**WHAT THE TASK ASKS**. From the first line of the data down to and including the line with "-48.6, -41.2, -35.6];", copy everything exactly, leaving out pictures.

**RAW DATA**.
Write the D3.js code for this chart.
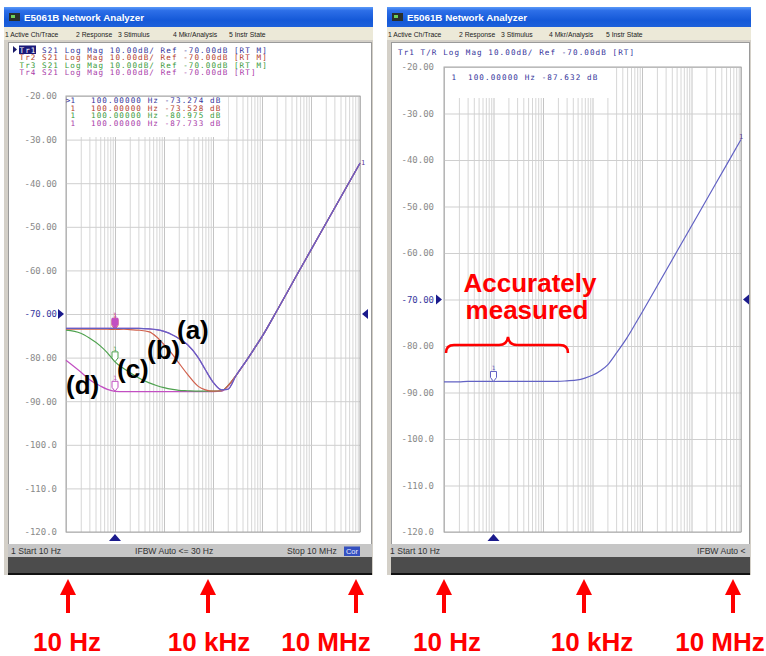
<!DOCTYPE html>
<html>
<head>
<meta charset="utf-8">
<script src="https://cdn.jsdelivr.net/npm/d3@7"></script>
<style>
body { margin: 0; background: #fff; }
text { font-family: "Liberation Sans", Arial, sans-serif; }
.mono { font-family: "DejaVu Sans Mono", "Liberation Mono", monospace; }
</style>
</head>
<body>
<svg id="chart" width="766" height="656"></svg>
<script>
// Frequency points (Hz)
const freqs = [10, 20, 30, 50, 70, 100, 150, 200, 300, 500, 700, 1e3, 1.5e3, 2e3, 3e3, 5e3, 7e3,
  1e4, 1.5e4, 2e4, 3e4, 5e4, 7e4, 1e5, 2e5, 5e5, 1e6, 2e6, 5e6, 1e7];

// Left screen, S21 traces (dB)
const traceA = [-73.3, -73.3, -73.3, -73.3, -73.3, -73.27, -73.3, -73.3, -73.3, -73.4, -73.6, -74.0, -74.8, -75.6, -77.0, -80.0, -82.8,
  -85.6, -87.4, -87.3, -84.0, -80.4, -77.9, -75.2, -69.3, -61.3, -55.3, -49.3, -41.4, -35.4];
const traceB = [-73.5, -73.5, -73.5, -73.5, -73.5, -73.53, -73.5, -73.6, -73.7, -74.1, -75.2, -77.0, -79.3, -81.2, -83.8, -86.6, -87.4,
  -87.7, -87.6, -86.5, -84.0, -80.4, -77.9, -75.2, -69.3, -61.3, -55.3, -49.3, -41.4, -35.4];
const traceC = [-73.7, -74.4, -75.5, -77.3, -78.9, -80.98, -82.5, -83.4, -84.6, -85.8, -86.4, -86.9, -87.3, -87.5, -87.6, -87.7, -87.7,
  -87.7, -87.6, -86.5, -84.0, -80.4, -77.9, -75.2, -69.3, -61.3, -55.3, -49.3, -41.4, -35.4];
const traceD = [-80.6, -83.3, -85.0, -86.5, -87.3, -87.73, -87.8, -87.8, -87.8, -87.8, -87.8, -87.8, -87.8, -87.8, -87.8, -87.8, -87.8,
  -87.8, -87.7, -86.6, -84.0, -80.4, -77.9, -75.2, -69.3, -61.3, -55.3, -49.3, -41.4, -35.4];

// Right screen, T/R trace (dB)
const traceR = [-87.7, -87.7, -87.6, -87.6, -87.6, -87.63, -87.6, -87.6, -87.6, -87.6, -87.6, -87.6, -87.6, -87.6, -87.5, -87.3, -86.9,
  -86.3, -85.2, -84.1, -81.6, -78.2, -75.6, -72.8, -67.2, -59.8, -54.2, -48.6, -41.2, -35.6];

const yTicks = [-20, -30, -40, -50, -60, -70, -80, -90, -100, -110, -120];
const yTickLabels = ["-20.00", "-30.00", "-40.00", "-50.00", "-60.00", "-70.00", "-80.00", "-90.00", "-100.0", "-110.0", "-120.0"];
const menuItems = ["1 Active Ch/Trace", "2 Response", "3 Stimulus", "4 Mkr/Analysis", "5 Instr State"];
const traceNames = ["Tr1", "Tr2", "Tr3", "Tr4"];
const leftHeader = [" S21 Log Mag 10.00dB/ Ref -70.00dB [RT M]", " S21 Log Mag 10.00dB/ Ref -70.00dB [RT M]",
  " S21 Log Mag 10.00dB/ Ref -70.00dB [RT M]", " S21 Log Mag 10.00dB/ Ref -70.00dB [RT]"];
const leftMarkers = [">1", "1", "1", "1"];
const leftMarkerVals = ["100.00000 Hz -73.274 dB", "100.00000 Hz -73.528 dB", "100.00000 Hz -80.975 dB", "100.00000 Hz -87.733 dB"];
const freqLabels = ["10 Hz", "10 kHz", "10 MHz"];

const traceColors = ["#6262c4", "#d0604c", "#4fa24f", "#c24fc2"];
const textColors = ["#33339a", "#b23a2a", "#3a9a3a", "#a83aa8"];
const monoSize = 7.6;
const charW = 5.62; // screen font pitch

const svg = d3.select("#chart");
const defs = svg.append("defs");
const grad = defs.append("linearGradient").attr("id", "tb")
  .attr("x1", 0).attr("y1", 0).attr("x2", 0).attr("y2", 1);
grad.append("stop").attr("offset", "0%").attr("stop-color", "#5a9af8");
grad.append("stop").attr("offset", "18%").attr("stop-color", "#2d6fe8");
grad.append("stop").attr("offset", "65%").attr("stop-color", "#1559d8");
grad.append("stop").attr("offset", "100%").attr("stop-color", "#1d60da");

// monospaced screen text, stretched to the analyzer's pitch
function mono(g, x, y, str, color) {
  return g.append("text").attr("class", "mono").attr("x", x).attr("y", y)
    .attr("font-size", monoSize).attr("fill", color)
    .attr("textLength", str.length * charW).attr("lengthAdjust", "spacing")
    .text(str);
}

// draw the analyzer window chrome
function drawWindow(w) {
  const g = svg.append("g");
  const wd = w.x1 - w.x0;
  g.append("rect").attr("x", w.x0).attr("y", 7).attr("width", wd).attr("height", 20).attr("fill", "url(#tb)");
  g.append("rect").attr("x", w.x0 + 5).attr("y", 13).attr("width", 11).attr("height", 8).attr("fill", "#2a2f2a");
  g.append("rect").attr("x", w.x0 + 7).attr("y", 15).attr("width", 4).attr("height", 3).attr("fill", "#6ccf5a");
  g.append("text").attr("x", w.x0 + 20).attr("y", 21).attr("fill", "#fff")
    .attr("font-weight", "bold").attr("font-size", 9.8).text("E5061B Network Analyzer");

  g.append("rect").attr("x", w.x0).attr("y", 27).attr("width", wd).attr("height", 13).attr("fill", "#ece9d8");
  g.selectAll(".menu").data(menuItems).join("text")
    .attr("x", (d, i) => w.x0 + w.menuX[i]).attr("y", 36.5)
    .attr("font-size", 6.8).attr("fill", "#222").text(d => d);

  g.append("rect").attr("x", w.x0).attr("y", 40).attr("width", wd).attr("height", 535).attr("fill", "#d4d0c8");
  g.append("rect").attr("x", w.x0 + 4.5).attr("y", 42.5).attr("width", wd - 6).attr("height", 502)
    .attr("fill", "#fff").attr("stroke", "#9a9a9a");
  g.append("rect").attr("x", w.x0 + 4).attr("y", 544).attr("width", wd - 5).attr("height", 13).attr("fill", "#c6c6c6");
  g.append("rect").attr("x", w.x0 + 4).attr("y", 557).attr("width", wd - 5).attr("height", 17).attr("fill", "#4c4c4c");
  g.append("rect").attr("x", w.x0 + 4).attr("y", 573).attr("width", wd - 5).attr("height", 2).attr("fill", "#111");
  return g;
}

// draw one measurement screen
function drawScreen(w) {
  const g = svg.append("g");
  const x = d3.scaleLog().domain([10, 1e7]).range([w.l, w.r]);
  const y = d3.scaleLinear().domain([-120, -20]).range([w.b, w.t]);

  // vertical log grid
  g.append("g").attr("transform", `translate(0,${w.b})`)
    .call(d3.axisBottom(x).tickValues(x.ticks()).tickSize(-(w.b - w.t)).tickFormat(""))
    .call(a => a.select(".domain").remove())
    .call(a => a.selectAll("line").attr("stroke", d => Math.log10(d) % 1 === 0 ? "#c4c4c4" : "#d6d6d6").attr("stroke-width", 1));

  // horizontal grid
  g.append("g").attr("transform", `translate(${w.l},0)`)
    .call(d3.axisLeft(y).tickValues(yTicks).tickSize(-(w.r - w.l)).tickFormat(""))
    .call(a => a.select(".domain").remove())
    .call(a => a.selectAll("line").attr("stroke", "#cfcfcf"));

  g.append("rect").attr("x", w.l).attr("y", w.t).attr("width", w.r - w.l).attr("height", w.b - w.t)
    .attr("fill", "none").attr("stroke", "#a8a8a8");

  // y labels
  g.append("g").attr("transform", `translate(${w.l},0)`)
    .call(d3.axisLeft(y).tickValues(yTicks).tickSize(0).tickPadding(w.pad).tickFormat((d, i) => yTickLabels[i]))
    .call(a => a.select(".domain").remove())
    .call(a => a.selectAll("text").attr("class", "mono").attr("font-size", 9)
      .attr("fill", d => d === -70 ? "#3a3aa0" : "#8a8a8a"));

  // reference triangles
  const yr = y(-70);
  g.append("path").attr("d", `M${w.l - 8},${yr - 5}L${w.l - 2},${yr}L${w.l - 8},${yr + 5}Z`).attr("fill", "#1a1a8c");
  g.append("path").attr("d", `M${w.r + 8},${yr - 5}L${w.r + 2},${yr}L${w.r + 8},${yr + 5}Z`).attr("fill", "#1a1a8c");
  // stimulus marker
  const xm = x(100);
  g.append("path").attr("d", `M${xm - 6},${w.b + 9}L${xm},${w.b + 2}L${xm + 6},${w.b + 9}Z`).attr("fill", "#1a1a8c");

  return {g, x, y};
}

const line = (x, y, vals) => d3.line().x((d, i) => x(freqs[i])).y(d => y(d)).curve(d3.curveMonotoneX)(vals);

function drawTrace(s, vals, color, filled) {
  s.g.append("path").attr("d", line(s.x, s.y, vals)).attr("fill", "none")
    .attr("stroke", color).attr("stroke-width", 1.2);
  const mx = s.x(freqs[5]), my = s.y(vals[5]);
  s.g.append("path").attr("d", `M${mx},${my}L${mx - 3},${my - 4}L${mx - 3},${my - 10}L${mx + 3},${my - 10}L${mx + 3},${my - 4}Z`)
    .attr("fill", filled ? color : "#fff").attr("stroke", color).attr("stroke-width", 1);
  s.g.append("text").attr("class", "mono").attr("x", mx).attr("y", my - 11).attr("text-anchor", "middle")
    .attr("font-size", 6).attr("fill", color).text("1");
}

// ---------- left window ----------
const wl = drawWindow({x0: 4, x1: 373, menuX: [1, 72, 114, 169, 225]});
const sl = drawScreen({l: 66, r: 360, t: 96, b: 532, pad: 9});

// marker table
sl.g.append("rect").attr("x", 67).attr("y", 97).attr("width", 161).attr("height", 40).attr("fill", "#fff");
leftMarkerVals.forEach((v, i) => {
  const yy = 103 + i * 7.7;
  sl.g.append("text").attr("class", "mono").attr("x", 75).attr("y", yy).attr("text-anchor", "end")
    .attr("font-size", monoSize).attr("fill", textColors[i]).text(leftMarkers[i]);
  mono(sl.g, 91, yy, v, textColors[i]);
});

// header lines; active trace name shown inverted
wl.append("path").attr("d", "M13,46L17,49.5L13,53Z").attr("fill", "#1a1a6a");
wl.append("rect").attr("x", 19).attr("y", 45.5).attr("width", 17).attr("height", 8.5).attr("fill", "#1a1a7a");
leftHeader.forEach((t, i) => {
  const full = traceNames[i] + t;
  const tx = wl.append("text").attr("class", "mono").attr("x", 19.5).attr("y", 53 + i * 7.3)
    .attr("font-size", monoSize).attr("fill", textColors[i])
    .attr("textLength", full.length * charW).attr("lengthAdjust", "spacing");
  tx.append("tspan").attr("fill", i === 0 ? "#fff" : textColors[i]).text(traceNames[i]);
  tx.append("tspan").text(t);
});

// traces, drawn back to front
drawTrace(sl, traceD, traceColors[3], false);
drawTrace(sl, traceC, traceColors[2], false);
drawTrace(sl, traceB, traceColors[1], false);
drawTrace(sl, traceA, traceColors[3], true);
sl.g.append("path").attr("d", line(sl.x, sl.y, traceA)).attr("fill", "none")
  .attr("stroke", traceColors[0]).attr("stroke-width", 1.2);
sl.g.append("text").attr("class", "mono").attr("x", sl.x(1e7) + 1).attr("y", sl.y(traceA[29]) + 2)
  .attr("font-size", 7).attr("fill", "#5a3a9a").text("1");

// status bar
wl.append("text").attr("x", 11).attr("y", 554).attr("font-size", 8.6).attr("fill", "#333").text("1  Start 10 Hz");
wl.append("text").attr("x", 135).attr("y", 554).attr("font-size", 8.6).attr("fill", "#333").text("IFBW Auto <= 30 Hz");
wl.append("text").attr("x", 287).attr("y", 554).attr("font-size", 8.6).attr("fill", "#333").text("Stop 10 MHz");
wl.append("rect").attr("x", 344).attr("y", 546.5).attr("width", 16).attr("height", 9.5).attr("fill", "#3450c0");
wl.append("text").attr("x", 352).attr("y", 554).attr("text-anchor", "middle").attr("font-size", 7.5).attr("fill", "#e8ecff").text("Cor");

// (a)-(d) labels
const labelPos = [[177, 339], [147, 359], [117, 378], [66, 394]];
["(a)", "(b)", "(c)", "(d)"].forEach((t, i) => {
  svg.append("text").attr("x", labelPos[i][0]).attr("y", labelPos[i][1])
    .attr("font-size", 26).attr("font-weight", "bold").attr("fill", "#000").text(t);
});

// ---------- right window ----------
const wr = drawWindow({x0: 387, x1: 751, menuX: [1, 72, 114, 162, 219]});
const sr = drawScreen({l: 444, r: 741, t: 67, b: 532, pad: 10});

sr.g.append("rect").attr("x", 445).attr("y", 68).attr("width", 166).attr("height", 30).attr("fill", "#fff");
sr.g.append("text").attr("class", "mono").attr("x", 456).attr("y", 80).attr("text-anchor", "end")
  .attr("font-size", monoSize).attr("fill", textColors[0]).text("1");
mono(sr.g, 468, 80, "100.00000 Hz -87.632 dB", textColors[0]);
mono(wr, 398, 55, "Tr1 T/R Log Mag 10.00dB/ Ref -70.00dB [RT]", textColors[0]);

drawTrace(sr, traceR, traceColors[0], false);
sr.g.append("text").attr("class", "mono").attr("x", sr.x(1e7) - 2).attr("y", sr.y(traceR[29]) - 1)
  .attr("font-size", 7).attr("fill", "#5a3a9a").text("1");

wr.append("text").attr("x", 390).attr("y", 554).attr("font-size", 8.6).attr("fill", "#333").text("1  Start 10 Hz");
wr.append("text").attr("x", 697).attr("y", 554).attr("font-size", 8.6).attr("fill", "#333").text("IFBW Auto <");

// "Accurately measured" note with brace
svg.append("text").attr("x", 530).attr("y", 292).attr("text-anchor", "middle")
  .attr("font-size", 26).attr("font-weight", "bold").attr("fill", "#f00").text("Accurately");
svg.append("text").attr("x", 527).attr("y", 319).attr("text-anchor", "middle")
  .attr("font-size", 26).attr("font-weight", "bold").attr("fill", "#f00").text("measured");
svg.append("path")
  .attr("d", "M446,353 Q446,345 454,345 L499,345 Q507,345 508,337 Q509,345 517,345 L560,345 Q568,345 568,353")
  .attr("fill", "none").attr("stroke", "#f00").attr("stroke-width", 2.5);

// ---------- frequency arrows under both screens ----------
const arrowX = [[68, 208, 356], [444, 584, 733]];
const labelX = [[67, 209, 326], [447, 592, 720]];
arrowX.forEach((xs, k) => {
  xs.forEach((ax, i) => {
    svg.append("rect").attr("x", ax - 2).attr("y", 592).attr("width", 4).attr("height", 21).attr("fill", "#f00");
    svg.append("path").attr("d", `M${ax - 8},${595}L${ax},${579}L${ax + 8},${595}Z`).attr("fill", "#f00");
    svg.append("text").attr("x", labelX[k][i]).attr("y", 651).attr("text-anchor", "middle")
      .attr("font-size", 26).attr("font-weight", "bold").attr("fill", "#f00").text(freqLabels[i]);
  });
});
</script>
</body>
</html>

**OUTPUT OF THE TASK**.
Write the D3.js code for this chart.
<!DOCTYPE html>
<html>
<head>
<meta charset="utf-8">
<script src="https://cdn.jsdelivr.net/npm/d3@7"></script>
<style>
body { margin: 0; background: #fff; }
text { font-family: "Liberation Sans", Arial, sans-serif; }
.mono { font-family: "DejaVu Sans Mono", "Liberation Mono", monospace; }
</style>
</head>
<body>
<svg id="chart" width="766" height="656"></svg>
<script>
// Frequency points (Hz)
const freqs = [10, 20, 30, 50, 70, 100, 150, 200, 300, 500, 700, 1e3, 1.5e3, 2e3, 3e3, 5e3, 7e3,
  1e4, 1.5e4, 2e4, 3e4, 5e4, 7e4, 1e5, 2e5, 5e5, 1e6, 2e6, 5e6, 1e7];

// Left screen, S21 traces (dB)
const traceA = [-73.3, -73.3, -73.3, -73.3, -73.3, -73.27, -73.3, -73.3, -73.3, -73.4, -73.6, -74.0, -74.8, -75.6, -77.0, -80.0, -82.8,
  -85.6, -87.4, -87.3, -84.0, -80.4, -77.9, -75.2, -69.3, -61.3, -55.3, -49.3, -41.4, -35.4];
const traceB = [-73.5, -73.5, -73.5, -73.5, -73.5, -73.53, -73.5, -73.6, -73.7, -74.1, -75.2, -77.0, -79.3, -81.2, -83.8, -86.6, -87.4,
  -87.7, -87.6, -86.5, -84.0, -80.4, -77.9, -75.2, -69.3, -61.3, -55.3, -49.3, -41.4, -35.4];
const traceC = [-73.7, -74.4, -75.5, -77.3, -78.9, -80.98, -82.5, -83.4, -84.6, -85.8, -86.4, -86.9, -87.3, -87.5, -87.6, -87.7, -87.7,
  -87.7, -87.6, -86.5, -84.0, -80.4, -77.9, -75.2, -69.3, -61.3, -55.3, -49.3, -41.4, -35.4];
const traceD = [-80.6, -83.3, -85.0, -86.5, -87.3, -87.73, -87.8, -87.8, -87.8, -87.8, -87.8, -87.8, -87.8, -87.8, -87.8, -87.8, -87.8,
  -87.8, -87.7, -86.6, -84.0, -80.4, -77.9, -75.2, -69.3, -61.3, -55.3, -49.3, -41.4, -35.4];

// Right screen, T/R trace (dB)
const traceR = [-87.7, -87.7, -87.6, -87.6, -87.6, -87.63, -87.6, -87.6, -87.6, -87.6, -87.6, -87.6, -87.6, -87.6, -87.5, -87.3, -86.9,
  -86.3, -85.2, -84.1, -81.6, -78.2, -75.6, -72.8, -67.2, -59.8, -54.2, -48.6, -41.2, -35.6];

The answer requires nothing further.